When Vello Virkhaus, the founder of V Squared Labs and a dance music video jockey with more than 20 years of experience, first collaborated with dance music superstar Moby, it was for the latter’s Coachella set in 2013. They went over image after image, incorporating stills of solar flares from NASA and other, more abstract patterns, to create a compelling visual companion to Moby’s beats.
It went so well that the next time their paths crossed, Moby could be a bit more straightforward.
“Last time, he just called me up and said, ‘make it batshit crazy,’” Virkhaus said, with a laugh.
With dance music tents setting up at every major music festival, DJs selling out concert halls, and the genre’s stakeholders bringing in more than $7 billion in revenue annually, according to the 2016 IMS Business Report, dance music has become the biggest driver of the worldwide music industry. Much of that has come in the live performance space, be it smaller performances at venues like The Hollywood Roosevelt or large-scale international festivals like the Electric Daisy Carnival (which has had an economic impact in Las Vegas of $1.3 billion over the last five years). But while the names of the music artists are at the top of the bill, it’s the visual artists, both behind-the-scenes creating graphics and programming them live at the shows, who make sure that thousands of people aren’t just watching somebody standing behind a DJ setup.

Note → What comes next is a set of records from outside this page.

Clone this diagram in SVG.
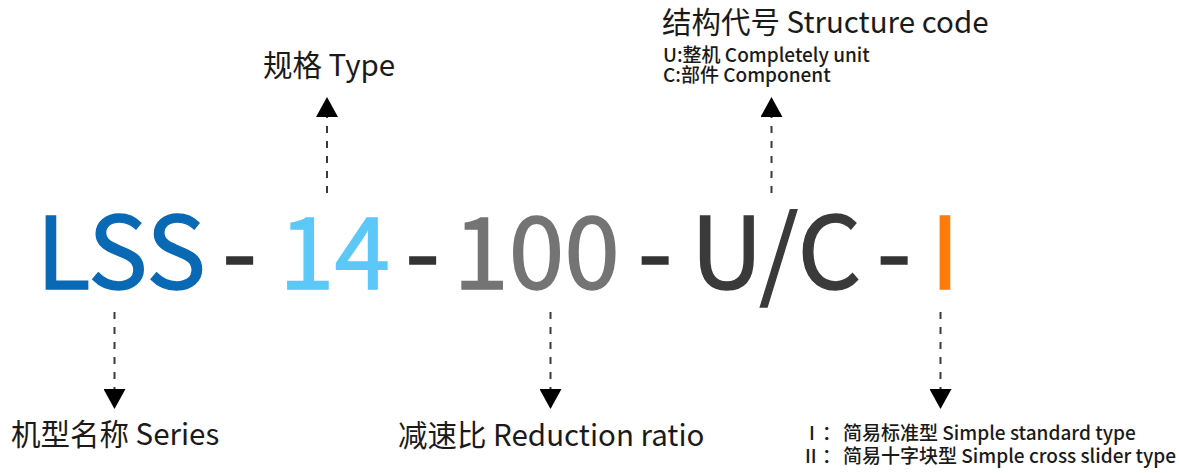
<svg xmlns="http://www.w3.org/2000/svg" width="1179" height="473" viewBox="0 0 1179 473">
<defs>
<style>
text{font-family:"Noto Sans CJK SC","Noto Sans",sans-serif;}
.big{font-size:100px;text-anchor:middle;stroke-width:1.4;}
.lbl{font-size:29.5px;fill:#1a1a1a;}
.sub{font-size:19px;fill:#1a1a1a;font-weight:500;}
.dash{stroke:#3a3a3a;stroke-width:2;stroke-dasharray:7 8;fill:none;}
</style>
<marker id="arr" viewBox="0 0 20 22" markerWidth="20" markerHeight="22" refX="0" refY="11" orient="auto" markerUnits="userSpaceOnUse">
<path d="M0,0 L20,11 L0,22 Z" fill="#000"/>
</marker>
</defs>
<rect width="1179" height="473" fill="#fff"/>
<g id="code">
<text class="big" x="121" y="289" fill="#0a69b5" stroke="#0a69b5">LSS</text>
<text class="big" x="239.5" y="289" fill="#333" stroke="#333">-</text>
<text class="big" x="334.5" y="289" fill="#5cc8f7" stroke="#5cc8f7">14</text>
<text class="big" x="422.5" y="289" fill="#333" stroke="#333">-</text>
<text class="big" x="536.5" y="289" fill="#747474" stroke="#747474">100</text>
<text class="big" x="655" y="289" fill="#333" stroke="#333">-</text>
<text class="big" x="776" y="289" fill="#3a3a3a" stroke="#3a3a3a">U/C</text>
<text class="big" x="894" y="289" fill="#333" stroke="#333">-</text>
<text class="big" x="945" y="289" fill="#ff7b0a" stroke="#ff7b0a">I</text>
</g>
<g id="type-label">
<text class="lbl" x="263" y="76">规格 Type</text>
</g>
<g id="structure-label">
<text class="lbl" x="662" y="33">结构代号 Structure code</text>
<text class="sub" x="663" y="62">U:整机 Completely unit</text>
<text class="sub" x="663" y="82">C:部件 Component</text>
</g>
<g id="series-label">
<text class="lbl" x="11" y="445">机型名称 Series</text>
</g>
<g id="ratio-label">
<text class="lbl" x="398" y="446">减速比 Reduction ratio</text>
</g>
<g id="type-option-label">
<text class="sub" y="440"><tspan x="809">I</tspan><tspan x="822">：</tspan><tspan x="843">简易标准型 Simple standard type</tspan></text>
<text class="sub" y="463"><tspan x="805">II</tspan><tspan x="822">：</tspan><tspan x="843">简易十字块型 Simple cross slider type</tspan></text>
</g>
<g id="connectors">
<line class="dash" x1="327" y1="193" x2="327" y2="117" marker-end="url(#arr)"/>
<line class="dash" x1="771.5" y1="193" x2="771.5" y2="117" marker-end="url(#arr)"/>
<line class="dash" x1="114.5" y1="312" x2="114.5" y2="389" marker-end="url(#arr)"/>
<line class="dash" x1="550.5" y1="312" x2="550.5" y2="389" marker-end="url(#arr)"/>
<line class="dash" x1="940.5" y1="312" x2="940.5" y2="389" marker-end="url(#arr)"/>
</g>
</svg>
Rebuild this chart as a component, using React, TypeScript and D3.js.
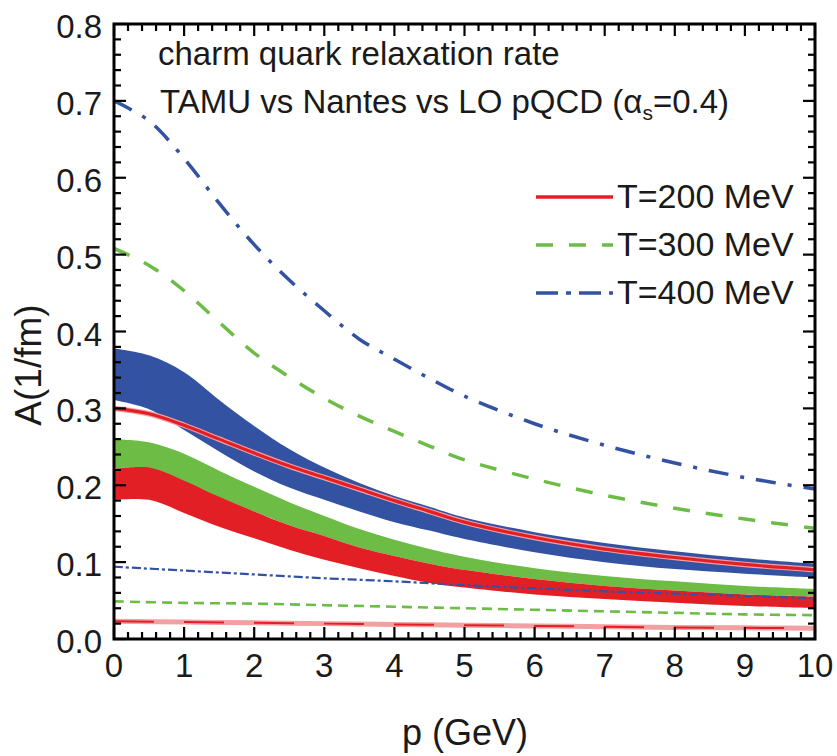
import React from "react";
import * as d3 from "d3";

// ---- data ----
const pGrid = [0, 0.5, 1, 1.5, 2, 2.5, 3, 3.5, 4, 4.5, 5, 6, 7, 8, 9, 10];

// LO pQCD curves
const loT400 = [0.700, 0.674, 0.625, 0.567, 0.513, 0.467, 0.427, 0.390, 0.364, 0.339, 0.316, 0.280, 0.252, 0.229, 0.210, 0.195];
const loT300 = [0.508, 0.486, 0.453, 0.412, 0.372, 0.341, 0.313, 0.290, 0.270, 0.251, 0.233, 0.208, 0.187, 0.170, 0.156, 0.144];

// TAMU bands
const bandT400Upper = [0.378, 0.369, 0.347, 0.311, 0.277, 0.247, 0.223, 0.203, 0.186, 0.172, 0.158, 0.139, 0.125, 0.114, 0.105, 0.098];
const bandT400Lower = [0.311, 0.299, 0.272, 0.244, 0.218, 0.197, 0.181, 0.166, 0.152, 0.141, 0.130, 0.113, 0.100, 0.091, 0.085, 0.080];
const bandT300Upper = [0.260, 0.256, 0.241, 0.219, 0.198, 0.178, 0.160, 0.143, 0.129, 0.117, 0.107, 0.092, 0.082, 0.075, 0.069, 0.065];
const bandT300Lower = [0.222, 0.222, 0.205, 0.184, 0.166, 0.148, 0.134, 0.119, 0.108, 0.098, 0.090, 0.078, 0.069, 0.063, 0.058, 0.055];
const bandT200Upper = [0.221, 0.223, 0.206, 0.185, 0.166, 0.148, 0.134, 0.119, 0.108, 0.098, 0.090, 0.078, 0.069, 0.063, 0.058, 0.055];
const bandT200Lower = [0.181, 0.181, 0.164, 0.146, 0.131, 0.116, 0.103, 0.092, 0.082, 0.073, 0.067, 0.058, 0.052, 0.047, 0.043, 0.040];

// red solid curve running through the blue band
const redMid = [0.300, 0.293, 0.278, 0.260, 0.242, 0.225, 0.210, 0.195, 0.180, 0.166, 0.152, 0.132, 0.117, 0.106, 0.097, 0.090];

// Nantes curves (low)
const lowGrid = [0, 1, 2, 3, 4, 5, 6, 7, 8, 9, 10];
const nantesT400 = [0.094, 0.089, 0.084, 0.079, 0.075, 0.070, 0.066, 0.062, 0.059, 0.056, 0.053];
const nantesT300 = [0.049, 0.047, 0.046, 0.044, 0.042, 0.040, 0.038, 0.036, 0.034, 0.032, 0.031];
const nantesT200 = [0.023, 0.022, 0.021, 0.020, 0.019, 0.018, 0.017, 0.016, 0.015, 0.0145, 0.014];

const xMajor = [0, 1, 2, 3, 4, 5, 6, 7, 8, 9, 10];
const yMajor = [0, 0.1, 0.2, 0.3, 0.4, 0.5, 0.6, 0.7, 0.8];
const yMajorLabels = ["0.0", "0.1", "0.2", "0.3", "0.4", "0.5", "0.6", "0.7", "0.8"];
const legendLabels = ["T=200 MeV", "T=300 MeV", "T=400 MeV"];

const RED = "#e31f26";
const PINK = "#f3a0a2";
const GREEN = "#6cbc46";
const BLUE = "#3452a2";
const FONT = "'Liberation Sans', Arial, sans-serif";
const TXT = "#1a1a1a";

export default function App() {
  const W = 837, H = 756;
  const left = 114, right = 815, top = 24, bottom = 639;
  const x = d3.scaleLinear().domain([0, 10]).range([left, right]);
  const y = d3.scaleLinear().domain([0, 0.8]).range([bottom, top]);
  const curve = d3.curveCatmullRom.alpha(0.5);

  const line = (g: number[], v: number[]) =>
    d3.line<number>().x((_, i) => x(g[i])).y((d) => y(d)).curve(curve)(v) || "";
  const area = (g: number[], lo: number[], hi: number[]) =>
    d3.area<number>().x((_, i) => x(g[i])).y0((_, i) => y(lo[i])).y1((d) => y(d)).curve(curve)(hi) || "";

  const xMinor = d3.range(0, 10.001, 0.2).filter((v) => Math.abs(v - Math.round(v)) > 1e-6);
  const yMinor = d3.range(0, 0.8001, 0.02).filter((v) => Math.abs(v * 10 - Math.round(v * 10)) > 1e-6);
  const MAJ = 12, MIN = 7;

  const legY = [197, 245, 293];
  const lx0 = 536, lx1 = 613;

  return (
    <svg width={W} height={H} style={{ position: "absolute", left: 0, top: 0, background: "#fff" }} fontFamily={FONT}>
      <defs>
        <clipPath id="plot">
          <rect x={left} y={top} width={right - left} height={bottom - top} />
        </clipPath>
      </defs>
      <g clipPath="url(#plot)">
        {/* bands */}
        <path d={area(pGrid, bandT400Lower, bandT400Upper)} fill={BLUE} />
        <path d={area(pGrid, bandT300Lower, bandT300Upper)} fill={GREEN} />
        <path d={area(pGrid, bandT200Lower, bandT200Upper)} fill={RED} />
        {/* red curve through blue band */}
        <path d={line(pGrid, redMid)} fill="none" stroke={PINK} strokeWidth={5.5} />
        <path d={line(pGrid, redMid)} fill="none" stroke={RED} strokeWidth={3.2} />
        {/* LO pQCD */}
        <path d={line(pGrid, loT400)} fill="none" stroke={BLUE} strokeWidth={3.5} strokeDasharray="20,12,4,12" />
        <path d={line(pGrid, loT300)} fill="none" stroke={GREEN} strokeWidth={3.5} strokeDasharray="17,16" />
        {/* Nantes */}
        <path d={line(lowGrid, nantesT400)} fill="none" stroke={BLUE} strokeWidth={2.2} strokeDasharray="9,3,3,3" />
        <path d={line(lowGrid, nantesT300)} fill="none" stroke={GREEN} strokeWidth={2.6} strokeDasharray="10,6" />
        <path d={line(lowGrid, nantesT200)} fill="none" stroke={PINK} strokeWidth={5} />
        <path d={line(lowGrid, nantesT200)} fill="none" stroke={RED} strokeWidth={2} strokeDasharray="40,30" />
      </g>

      {/* ticks */}
      <g stroke="#000" strokeWidth={2.2}>
        {xMajor.map((v) => (
          <g key={"xm" + v}>
            <line x1={x(v)} x2={x(v)} y1={bottom} y2={bottom - MAJ} />
            <line x1={x(v)} x2={x(v)} y1={top} y2={top + MAJ} />
          </g>
        ))}
        {xMinor.map((v) => (
          <g key={"xn" + v}>
            <line x1={x(v)} x2={x(v)} y1={bottom} y2={bottom - MIN} />
            <line x1={x(v)} x2={x(v)} y1={top} y2={top + MIN} />
          </g>
        ))}
        {yMajor.map((v) => (
          <g key={"ym" + v}>
            <line x1={left} x2={left + MAJ} y1={y(v)} y2={y(v)} />
            <line x1={right} x2={right - MAJ} y1={y(v)} y2={y(v)} />
          </g>
        ))}
        {yMinor.map((v) => (
          <g key={"yn" + v}>
            <line x1={left} x2={left + MIN} y1={y(v)} y2={y(v)} />
            <line x1={right} x2={right - MIN} y1={y(v)} y2={y(v)} />
          </g>
        ))}
      </g>
      <rect x={left} y={top} width={right - left} height={bottom - top} fill="none" stroke="#000" strokeWidth={3} />

      {/* tick labels */}
      <g fill={TXT} fontSize={33}>
        {yMajor.map((v, i) => (
          <text key={"yl" + v} x={102} y={y(v) + 14} textAnchor="end">{yMajorLabels[i]}</text>
        ))}
        {xMajor.map((v) => (
          <text key={"xl" + v} x={x(v)} y={677} textAnchor="middle">{v}</text>
        ))}
      </g>

      {/* axis titles */}
      <text x={465} y={745} textAnchor="middle" fontSize={36} fill={TXT}>p (GeV)</text>
      <text transform="translate(41,365) rotate(-90)" textAnchor="middle" fontSize={37} fill={TXT}>A(1/fm)</text>

      {/* annotation */}
      <text x={158} y={65} fontSize={33} fill={TXT}>charm quark relaxation rate</text>
      <text x={160} y={113} fontSize={33} fill={TXT}>
        TAMU vs Nantes vs LO pQCD (α<tspan fontSize={21} dy={7}>s</tspan><tspan dy={-7}>=0.4)</tspan>
      </text>

      {/* legend */}
      <line x1={lx0} x2={lx1} y1={legY[0]} y2={legY[0]} stroke={RED} strokeWidth={3.5} />
      <line x1={lx0} x2={lx1} y1={legY[1]} y2={legY[1]} stroke={GREEN} strokeWidth={3.5} strokeDasharray="17,16" />
      <line x1={lx0} x2={lx1} y1={legY[2]} y2={legY[2]} stroke={BLUE} strokeWidth={3.5} strokeDasharray="22,8,5,8" />
      {legendLabels.map((t, i) => (
        <text key={t} x={617} y={legY[i] + 11} fontSize={34} fill={TXT}>{t}</text>
      ))}
    </svg>
  );
}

Virkhaus has been one of the innovators in that space, working with artists going all the way back to pioneering house trio Rabbit in the Moon in the 1990s, according to the dance history tome “The Underground is Massive.” He’s collaborated with legends like Paul Oakenfold, newer acts like Krewella (his “crystal volcano” set for their tour was a jagged masterpiece of LEDs and reflected light), and festivals including Ultra and Electric Daisy Carnival, where he’s often seen behind the light mixing board, using a combination of bespoke software to dazzle crowds and compliment the DJ spinning.
“Visual artists look forward to performing because it’s exhilarating, just like any performer,” he says. “It’s a lot of fun. Live visuals to music is a dream job.”
But like an EDM DJ with a background in classical music, Virkhaus has the chops to compliment the live performance aspect. A graduate of the School of the Art Institute of Chicago, where his multimedia degree included classes in everything from film to sculpture, Virkhaus has lent his talents not just to DJs, but even to venues and others. His range of productions span from an overhead light installation for Project L.A., a nightclub less than a mile from The Hollywood Roosevelt, to a virtual reality tour of the Overland Park (Kansas) Convention Center.
Still, it’s dance music, and VJing in particular, to which he regularly returns. And those transcendent live connections, when the visual is synching with the aural, still motivate him.
“Those moments where you connect, and you are directly impacting people’s energy levels, and the rise and fall of energy that’s manipulating this huge body of people who are on this journey in front of you,” he says. “You’re influencing their emotions. That’s why I keep coming back.”